• [TO DO]
Skip all pictures, then copy the lines from the start of the data through the line with "const total = values.reduce((a, b)", keeping both ends.

• [MATERIAL]
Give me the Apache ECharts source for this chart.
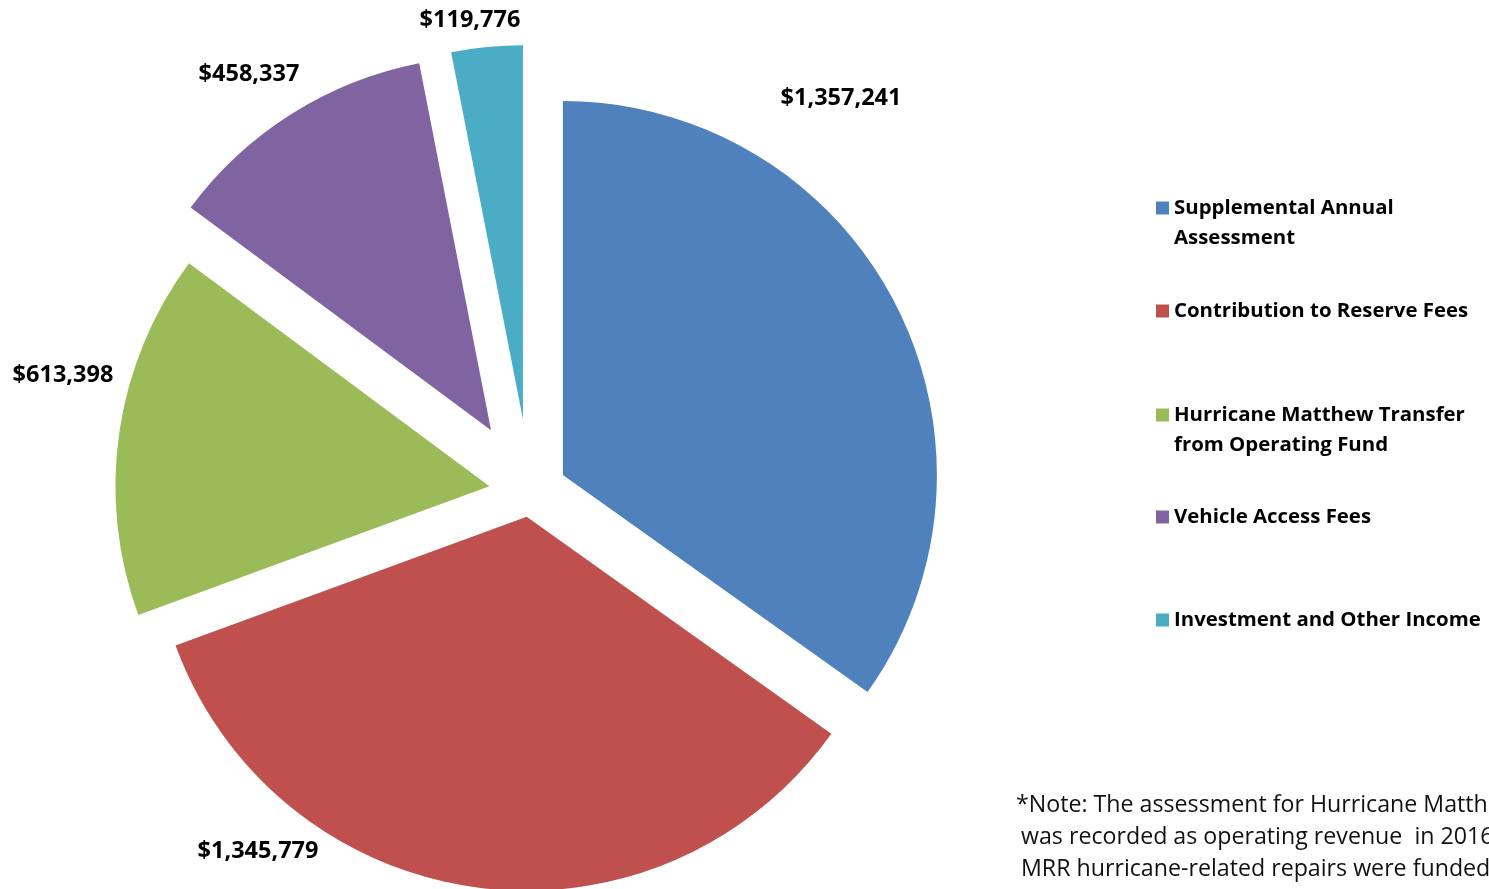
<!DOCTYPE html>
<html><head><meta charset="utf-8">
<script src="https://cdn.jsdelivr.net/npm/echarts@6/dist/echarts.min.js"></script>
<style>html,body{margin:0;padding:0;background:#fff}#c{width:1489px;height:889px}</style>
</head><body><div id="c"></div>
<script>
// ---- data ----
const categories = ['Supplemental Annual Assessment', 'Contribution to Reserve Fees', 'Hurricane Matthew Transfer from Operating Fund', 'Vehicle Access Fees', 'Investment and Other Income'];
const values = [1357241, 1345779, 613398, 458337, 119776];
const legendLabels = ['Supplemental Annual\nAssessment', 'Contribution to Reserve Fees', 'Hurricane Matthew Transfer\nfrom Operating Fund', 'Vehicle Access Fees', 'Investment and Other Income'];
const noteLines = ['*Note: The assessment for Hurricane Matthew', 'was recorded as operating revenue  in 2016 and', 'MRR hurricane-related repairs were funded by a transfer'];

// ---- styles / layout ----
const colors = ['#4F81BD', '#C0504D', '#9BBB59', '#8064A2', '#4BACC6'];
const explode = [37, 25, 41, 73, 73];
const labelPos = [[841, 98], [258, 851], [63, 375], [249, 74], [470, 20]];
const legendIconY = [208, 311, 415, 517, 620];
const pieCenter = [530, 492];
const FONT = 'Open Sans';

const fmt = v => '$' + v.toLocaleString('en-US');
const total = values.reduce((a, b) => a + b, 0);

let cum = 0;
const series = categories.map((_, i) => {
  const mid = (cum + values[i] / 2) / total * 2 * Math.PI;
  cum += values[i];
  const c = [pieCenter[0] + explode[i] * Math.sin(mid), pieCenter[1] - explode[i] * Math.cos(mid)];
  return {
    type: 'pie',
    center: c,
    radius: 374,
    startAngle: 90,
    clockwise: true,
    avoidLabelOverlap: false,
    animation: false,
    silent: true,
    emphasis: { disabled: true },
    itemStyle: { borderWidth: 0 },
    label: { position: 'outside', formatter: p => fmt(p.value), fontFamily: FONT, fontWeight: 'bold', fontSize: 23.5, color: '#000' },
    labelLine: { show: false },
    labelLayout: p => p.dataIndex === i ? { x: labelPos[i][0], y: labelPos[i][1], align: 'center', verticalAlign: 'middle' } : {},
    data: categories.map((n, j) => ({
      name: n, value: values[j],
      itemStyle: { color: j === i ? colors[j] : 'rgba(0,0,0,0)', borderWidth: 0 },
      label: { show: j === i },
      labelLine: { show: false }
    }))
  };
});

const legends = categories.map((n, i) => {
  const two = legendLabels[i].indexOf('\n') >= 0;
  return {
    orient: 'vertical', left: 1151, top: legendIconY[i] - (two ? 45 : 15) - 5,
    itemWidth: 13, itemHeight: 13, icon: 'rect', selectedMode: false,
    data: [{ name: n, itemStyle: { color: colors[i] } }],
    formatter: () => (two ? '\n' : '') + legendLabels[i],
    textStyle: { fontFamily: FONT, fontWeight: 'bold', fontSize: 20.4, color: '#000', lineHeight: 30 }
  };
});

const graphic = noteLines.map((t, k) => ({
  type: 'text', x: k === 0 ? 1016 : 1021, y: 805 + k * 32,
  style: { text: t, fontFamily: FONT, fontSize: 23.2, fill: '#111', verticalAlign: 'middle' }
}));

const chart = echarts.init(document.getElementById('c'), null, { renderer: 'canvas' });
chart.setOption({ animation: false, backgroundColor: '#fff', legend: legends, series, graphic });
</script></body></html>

• [FINAL ANSWER]
Give me the Apache ECharts source for this chart.
<!DOCTYPE html>
<html><head><meta charset="utf-8">
<script src="https://cdn.jsdelivr.net/npm/echarts@6/dist/echarts.min.js"></script>
<style>html,body{margin:0;padding:0;background:#fff}#c{width:1489px;height:889px}</style>
</head><body><div id="c"></div>
<script>
// ---- data ----
const categories = ['Supplemental Annual Assessment', 'Contribution to Reserve Fees', 'Hurricane Matthew Transfer from Operating Fund', 'Vehicle Access Fees', 'Investment and Other Income'];
const values = [1357241, 1345779, 613398, 458337, 119776];
const legendLabels = ['Supplemental Annual\nAssessment', 'Contribution to Reserve Fees', 'Hurricane Matthew Transfer\nfrom Operating Fund', 'Vehicle Access Fees', 'Investment and Other Income'];
const noteLines = ['*Note: The assessment for Hurricane Matthew', 'was recorded as operating revenue  in 2016 and', 'MRR hurricane-related repairs were funded by a transfer'];

// ---- styles / layout ----
const colors = ['#4F81BD', '#C0504D', '#9BBB59', '#8064A2', '#4BACC6'];
const explode = [37, 25, 41, 73, 73];
const labelPos = [[841, 98], [258, 851], [63, 375], [249, 74], [470, 20]];
const legendIconY = [208, 311, 415, 517, 620];
const pieCenter = [530, 492];
const FONT = 'Open Sans';

const fmt = v => '$' + v.toLocaleString('en-US');
const total = values.reduce((a, b) => a + b, 0);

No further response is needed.